Above-average-height-kindergarten-Rachel, wearing plaid stirrup stretch pants and probably a purple turtleneck, was just meandering about one recess, when cute-glasses B. was spotted across the playground, struggling to get his baseball cap from another student. A much taller second grader had B.’s hat and was gesturing that she was going to throw it over a fence where the school vehicles were kept. I’d seen B. hanging around her before, so apparently they knew each other; however, I didn’t like to see people get their things taken away. Many show-and-tell items (often the items students treasured more than most) became the lofted target for drawn-out games of Monkey-in-the-Middle. One of my favorite pastimes at recess was to end those games by snatching the toy out of the air and handing it back to the rightful owner (It angered many of my classmates, and sometimes even the “monkey” seemed a bit disappointed. Maybe the attention was better than the toy they’d lost. It’s best to believe that NO ONE took my things, but I also didn’t bring my most prized possessions.). Being a fairly quiet and reserved child, I wasn’t often seen as a threat. Stealthily I climbed the cement steps near the bus area, and when the girl sat the hat near the top of the fence, I jumped up and grabbed it for B.
Suddenly I heard a bloodcurdling cry emitting from the girl’s mouth. At the time it sounded like “You WITCH!” but even then I knew that wasn’t the word she had said. I think I dropped the hat or let her rip it out of my hands, for the shock from the word, from the expression of it, had shaken any ounce of heroism I had in me. I also know I began crying. Running from the fence, I ran into a girl from my class (coincidentally the shortest girl in our class) who saw me crying and took me to the teacher on duty. Poor Mrs. L., who would be my first grade and favorite teacher, asked me what was wrong.
“That girl called me a name!” I said through big hiccupping sobs. Any onlooker would have thought the girl had killed my dog or stabbed me through the throat the way I wept.
“What was it?” Mrs. L. asked.
I remember panic setting in. I didn’t know. I knew it sounded like “witch,” but I’d never heard the word before. For all I knew, the word could have been very complimentary, and maybe the girl had dubbed me queen of the playground. But the way she had said it, how it left her mouth and the sting it left when my ears tasted I – that was how I knew it was mean. She had said it to hurt my feelings, and she had.

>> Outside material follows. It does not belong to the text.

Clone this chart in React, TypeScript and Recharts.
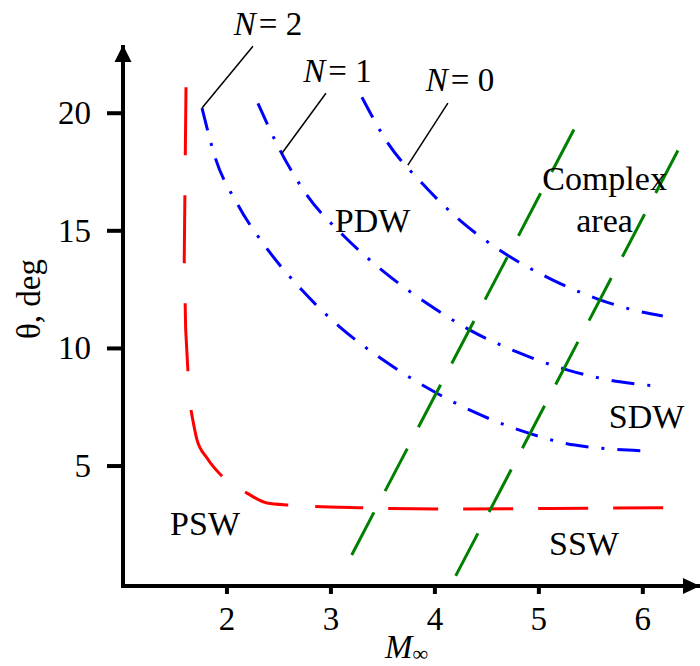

“I don’t want to say it,” I said, the sobbing subdued to sniffles.
“Whisper it in my ear,” she said.
She leaned down and there I was, inches from her adult haircut and pierced ear. I know I said something, either “witch” or “it sounded like ‘witch.’” But at that point I didn’t care. I hadn’t been trying to get the girl in trouble; I hadn’t even known what she’d done to make me upset. But the damage was done. I’d been hit with a word, and I knew its impact before I knew what it meant.
Mrs. L. interrogated the student, and she lied about what had happened and what she’d said. Again, I didn’t really care. B. had his hat back, so I’d been victorious after all.
We all have moments like this in language, whether we remember them or not. I’d grown up dictating stories to my mother, making her write down the words to the pictures I’d drawn, and the “books” at the end were some of my prized possessions (note: these were never taken to show-and-tell). But until that day, when a bully was able to strike fear in me with a single utterance, one word that didn’t even register in my vocabulary, I never realized how powerful words, or a single word, could be. Gloria Naylor writes about this in her essay “The Meanings of a Word” which originally appeared in the New York Times in 1986. She writes about the first time she heard the word nigger and how it was because of its use by a classmate that it registered so clearly, so resolutely as a negative term. She goes on to examine the word and its uses. But before she writes about the word itself, she introduces the idea of language:
Language is the subject. It is the written form with which I’ve managed to keep the wolf away from the door and, in diaries, to keep my sanity. In spite of this, I consider the written word inferior to the spoken, and much of the frustration experienced by novelists is the awareness that whatever we manage to capture in even the most transcendent passages falls far short of the richness of life.
Words, however powerful their individual meanings, gain significance because of how we use them. This idea made me want to write in the first place, to put pen to paper and try to combine words so they could have an impact on the people that read them, however few and far between those people are. As for being a “witch” or a “bitch” or a mixture of the two, I suppose I don’t care very much at this point in my life. After all, depending on how you use them, there are good versions of both.